Provided material:
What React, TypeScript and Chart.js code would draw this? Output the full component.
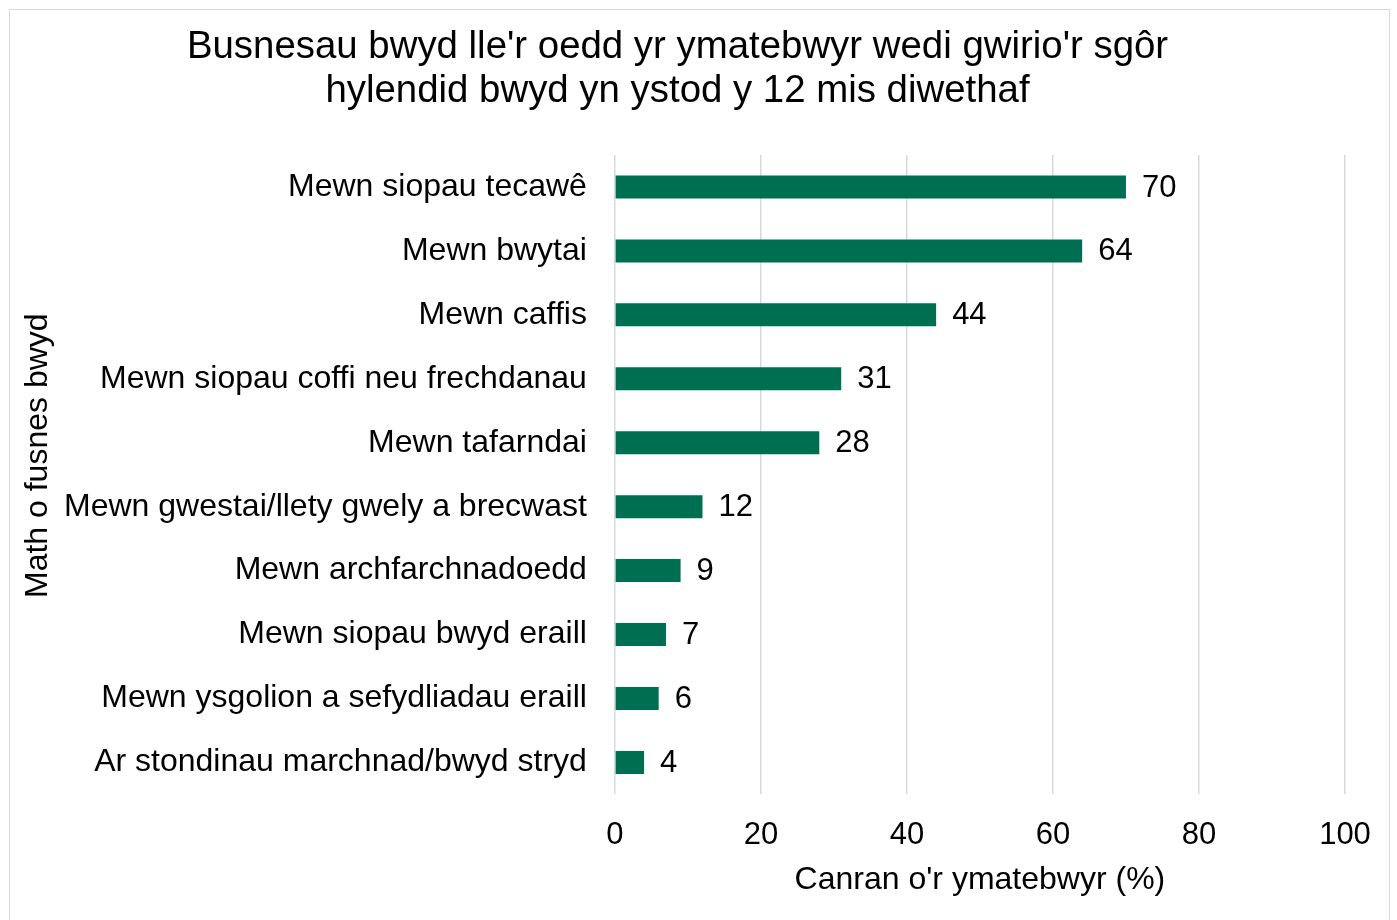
import React, { useEffect, useRef } from "react";
import { Chart, registerables } from "chart.js";

Chart.register(...registerables);

const titleLines = [
  "Busnesau bwyd lle'r oedd yr ymatebwyr wedi gwirio'r sgôr",
  "hylendid bwyd yn ystod y 12 mis diwethaf",
];
const categories = [
  "Mewn siopau tecawê",
  "Mewn bwytai",
  "Mewn caffis",
  "Mewn siopau coffi neu frechdanau",
  "Mewn tafarndai",
  "Mewn gwestai/llety gwely a brecwast",
  "Mewn archfarchnadoedd",
  "Mewn siopau bwyd eraill",
  "Mewn ysgolion a sefydliadau eraill",
  "Ar stondinau marchnad/bwyd stryd",
];
const values = [70, 64, 44, 31, 28, 12, 9, 7, 6, 4];
const xTitle = "Canran o'r ymatebwyr (%)";
const yTitle = "Math o fusnes bwyd";
const xMin = 0;
const xMax = 100;
const xStep = 20;

const FONT = "'Liberation Sans', Arial, sans-serif";
const BAR = "#006E51";

const dataLabelPlugin = {
  id: "dataLabels",
  afterDatasetsDraw(chart: any) {
    const ctx = chart.ctx;
    const meta = chart.getDatasetMeta(0);
    ctx.save();
    ctx.font = `31px ${FONT}`;
    ctx.fillStyle = "#000";
    ctx.textAlign = "left";
    ctx.textBaseline = "middle";
    meta.data.forEach((el: any, i: number) => {
      ctx.fillText(String(values[i]), el.x + 16, el.y + 1);
    });
    ctx.restore();
  },
};

const yTitlePlugin = {
  id: "yTitle",
  afterDraw(chart: any) {
    const ctx = chart.ctx;
    const area = chart.chartArea;
    ctx.save();
    ctx.font = `32px ${FONT}`;
    ctx.fillStyle = "#000";
    ctx.textAlign = "center";
    ctx.textBaseline = "middle";
    ctx.translate(28, (area.top + area.bottom) / 2 - 19);
    ctx.rotate(-Math.PI / 2);
    ctx.fillText(yTitle, 0, 0);
    ctx.restore();
  },
};

export default function App() {
  const ref = useRef<HTMLCanvasElement>(null);
  useEffect(() => {
    if (!ref.current) return;
    const chart = new Chart(ref.current, {
      type: "bar",
      data: {
        labels: categories,
        datasets: [
          {
            data: values,
            backgroundColor: BAR,
            borderWidth: 0,
            categoryPercentage: 1,
            barPercentage: 0.36,
          },
        ],
      },
      options: {
        indexAxis: "y",
        animation: false,
        responsive: false,
        layout: { padding: { left: 0, right: 44, top: 0, bottom: 17 } },
        plugins: {
          legend: { display: false },
          tooltip: { enabled: false },
          title: {
            display: true,
            text: titleLines,
            color: "#000",
            font: { family: FONT, size: 38.4, weight: "normal", lineHeight: 1.146 },
            padding: { top: 15, bottom: 42 },
          },
        },
        scales: {
          x: {
            min: xMin,
            max: xMax,
            afterFit(scale: any) {
              scale.height -= 24;
              scale.paddingRight = 20;
            },
            ticks: {
              stepSize: xStep,
              color: "#000",
              font: { family: FONT, size: 31 },
              padding: 22,
            },
            grid: { color: "#d9d9d9", lineWidth: 1.5, drawTicks: false },
            border: { display: false },
            title: {
              display: true,
              text: xTitle,
              color: "#000",
              font: { family: FONT, size: 32 },
              padding: { top: 9, bottom: 4 },
            },
          },
          y: {
            afterFit(scale: any) {
              scale.width += 54 - 28;
            },
            ticks: {
              color: "#000",
              font: { family: FONT, size: 32 },
              padding: 28,
              autoSkip: false,
            },
            grid: { display: false, drawTicks: false },
            border: { display: false },
          },
        },
      },
      plugins: [dataLabelPlugin, yTitlePlugin],
    });
    return () => chart.destroy();
  }, []);

  return (
    <div
      style={{
        position: "absolute",
        left: 9,
        top: 9,
        width: 1381,
        height: 911,
        boxSizing: "border-box",
        borderTop: "1px solid #d9d9d9",
        borderLeft: "1px solid #d9d9d9",
        borderRight: "1px solid #d9d9d9",
        background: "#fff",
      }}
    >
      <canvas ref={ref} width={1379} height={910} style={{ display: "block" }} />
    </div>
  );
}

Instruction: Go through the listing above and pull out each line containing the word "React".

Solved exercise:
What React, TypeScript and Chart.js code would draw this? Output the full component.
import React, { useEffect, useRef } from "react";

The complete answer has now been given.